▶ _Exercise goal_
Output the full listing below exactly, without the pictures.

▶ _Source excerpt_
━━━━
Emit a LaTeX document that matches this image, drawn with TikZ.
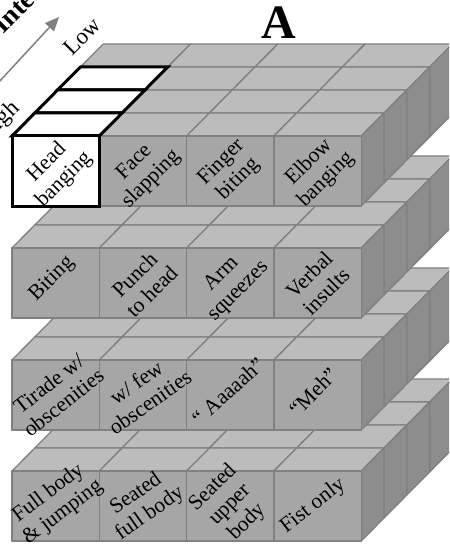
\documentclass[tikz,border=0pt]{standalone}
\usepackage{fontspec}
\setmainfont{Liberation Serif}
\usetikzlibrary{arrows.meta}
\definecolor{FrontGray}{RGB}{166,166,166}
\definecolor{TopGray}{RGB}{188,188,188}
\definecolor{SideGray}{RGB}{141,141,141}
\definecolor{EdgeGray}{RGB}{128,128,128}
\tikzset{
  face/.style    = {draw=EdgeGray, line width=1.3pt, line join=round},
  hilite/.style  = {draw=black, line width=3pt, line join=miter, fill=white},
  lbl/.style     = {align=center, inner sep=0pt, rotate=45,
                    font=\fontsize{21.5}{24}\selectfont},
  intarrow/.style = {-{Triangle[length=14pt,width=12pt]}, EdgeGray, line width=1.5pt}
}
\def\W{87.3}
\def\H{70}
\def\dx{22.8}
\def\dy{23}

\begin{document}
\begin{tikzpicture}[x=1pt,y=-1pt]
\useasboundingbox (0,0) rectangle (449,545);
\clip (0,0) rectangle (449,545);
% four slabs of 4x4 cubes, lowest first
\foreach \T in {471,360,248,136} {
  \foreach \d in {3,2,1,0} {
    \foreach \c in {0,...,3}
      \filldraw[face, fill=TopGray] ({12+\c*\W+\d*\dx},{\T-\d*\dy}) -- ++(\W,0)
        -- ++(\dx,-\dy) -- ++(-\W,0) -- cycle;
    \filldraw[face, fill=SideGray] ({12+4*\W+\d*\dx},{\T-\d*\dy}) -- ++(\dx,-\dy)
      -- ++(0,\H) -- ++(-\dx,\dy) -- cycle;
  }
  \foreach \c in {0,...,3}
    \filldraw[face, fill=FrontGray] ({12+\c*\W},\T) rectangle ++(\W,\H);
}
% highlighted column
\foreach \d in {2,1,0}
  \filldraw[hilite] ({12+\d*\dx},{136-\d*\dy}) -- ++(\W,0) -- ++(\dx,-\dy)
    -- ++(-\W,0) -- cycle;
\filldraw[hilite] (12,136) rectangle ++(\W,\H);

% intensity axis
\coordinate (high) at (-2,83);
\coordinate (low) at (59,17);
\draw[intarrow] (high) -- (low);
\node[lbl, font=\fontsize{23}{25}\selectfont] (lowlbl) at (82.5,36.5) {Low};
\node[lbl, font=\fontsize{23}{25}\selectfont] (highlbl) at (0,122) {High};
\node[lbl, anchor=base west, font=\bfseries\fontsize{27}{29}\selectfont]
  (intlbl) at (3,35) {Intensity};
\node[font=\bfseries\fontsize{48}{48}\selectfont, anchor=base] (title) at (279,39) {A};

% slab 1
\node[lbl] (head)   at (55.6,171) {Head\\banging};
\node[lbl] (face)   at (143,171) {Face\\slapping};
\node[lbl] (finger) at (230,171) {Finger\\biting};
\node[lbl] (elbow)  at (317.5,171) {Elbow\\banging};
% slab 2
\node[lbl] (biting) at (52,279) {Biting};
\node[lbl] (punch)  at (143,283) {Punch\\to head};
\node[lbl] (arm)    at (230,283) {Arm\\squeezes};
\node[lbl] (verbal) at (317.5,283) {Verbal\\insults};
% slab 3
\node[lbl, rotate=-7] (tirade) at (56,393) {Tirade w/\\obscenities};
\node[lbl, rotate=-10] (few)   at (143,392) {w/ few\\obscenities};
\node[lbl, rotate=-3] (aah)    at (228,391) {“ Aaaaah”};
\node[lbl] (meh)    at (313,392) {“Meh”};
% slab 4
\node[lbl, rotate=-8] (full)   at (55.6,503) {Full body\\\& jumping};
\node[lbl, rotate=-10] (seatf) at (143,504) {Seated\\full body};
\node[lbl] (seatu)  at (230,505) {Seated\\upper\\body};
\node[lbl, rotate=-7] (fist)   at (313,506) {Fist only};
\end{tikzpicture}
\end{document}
━━━━
▶ _Correct result_
Emit a LaTeX document that matches this image, drawn with TikZ.
\documentclass[tikz,border=0pt]{standalone}
\usepackage{fontspec}
\setmainfont{Liberation Serif}
\usetikzlibrary{arrows.meta}
\definecolor{FrontGray}{RGB}{166,166,166}
\definecolor{TopGray}{RGB}{188,188,188}
\definecolor{SideGray}{RGB}{141,141,141}
\definecolor{EdgeGray}{RGB}{128,128,128}
\tikzset{
  face/.style    = {draw=EdgeGray, line width=1.3pt, line join=round},
  hilite/.style  = {draw=black, line width=3pt, line join=miter, fill=white},
  lbl/.style     = {align=center, inner sep=0pt, rotate=45,
                    font=\fontsize{21.5}{24}\selectfont},
  intarrow/.style = {-{Triangle[length=14pt,width=12pt]}, EdgeGray, line width=1.5pt}
}
\def\W{87.3}
\def\H{70}
\def\dx{22.8}
\def\dy{23}

\begin{document}
\begin{tikzpicture}[x=1pt,y=-1pt]
\useasboundingbox (0,0) rectangle (449,545);
\clip (0,0) rectangle (449,545);
% four slabs of 4x4 cubes, lowest first
\foreach \T in {471,360,248,136} {
  \foreach \d in {3,2,1,0} {
    \foreach \c in {0,...,3}
      \filldraw[face, fill=TopGray] ({12+\c*\W+\d*\dx},{\T-\d*\dy}) -- ++(\W,0)
        -- ++(\dx,-\dy) -- ++(-\W,0) -- cycle;
    \filldraw[face, fill=SideGray] ({12+4*\W+\d*\dx},{\T-\d*\dy}) -- ++(\dx,-\dy)
      -- ++(0,\H) -- ++(-\dx,\dy) -- cycle;
  }
  \foreach \c in {0,...,3}
    \filldraw[face, fill=FrontGray] ({12+\c*\W},\T) rectangle ++(\W,\H);
}
% highlighted column
\foreach \d in {2,1,0}
  \filldraw[hilite] ({12+\d*\dx},{136-\d*\dy}) -- ++(\W,0) -- ++(\dx,-\dy)
    -- ++(-\W,0) -- cycle;
\filldraw[hilite] (12,136) rectangle ++(\W,\H);

% intensity axis
\coordinate (high) at (-2,83);
\coordinate (low) at (59,17);
\draw[intarrow] (high) -- (low);
\node[lbl, font=\fontsize{23}{25}\selectfont] (lowlbl) at (82.5,36.5) {Low};
\node[lbl, font=\fontsize{23}{25}\selectfont] (highlbl) at (0,122) {High};
\node[lbl, anchor=base west, font=\bfseries\fontsize{27}{29}\selectfont]
  (intlbl) at (3,35) {Intensity};
\node[font=\bfseries\fontsize{48}{48}\selectfont, anchor=base] (title) at (279,39) {A};

% slab 1
\node[lbl] (head)   at (55.6,171) {Head\\banging};
\node[lbl] (face)   at (143,171) {Face\\slapping};
\node[lbl] (finger) at (230,171) {Finger\\biting};
\node[lbl] (elbow)  at (317.5,171) {Elbow\\banging};
% slab 2
\node[lbl] (biting) at (52,279) {Biting};
\node[lbl] (punch)  at (143,283) {Punch\\to head};
\node[lbl] (arm)    at (230,283) {Arm\\squeezes};
\node[lbl] (verbal) at (317.5,283) {Verbal\\insults};
% slab 3
\node[lbl, rotate=-7] (tirade) at (56,393) {Tirade w/\\obscenities};
\node[lbl, rotate=-10] (few)   at (143,392) {w/ few\\obscenities};
\node[lbl, rotate=-3] (aah)    at (228,391) {“ Aaaaah”};
\node[lbl] (meh)    at (313,392) {“Meh”};
% slab 4
\node[lbl, rotate=-8] (full)   at (55.6,503) {Full body\\\& jumping};
\node[lbl, rotate=-10] (seatf) at (143,504) {Seated\\full body};
\node[lbl] (seatu)  at (230,505) {Seated\\upper\\body};
\node[lbl, rotate=-7] (fist)   at (313,506) {Fist only};
\end{tikzpicture}
\end{document}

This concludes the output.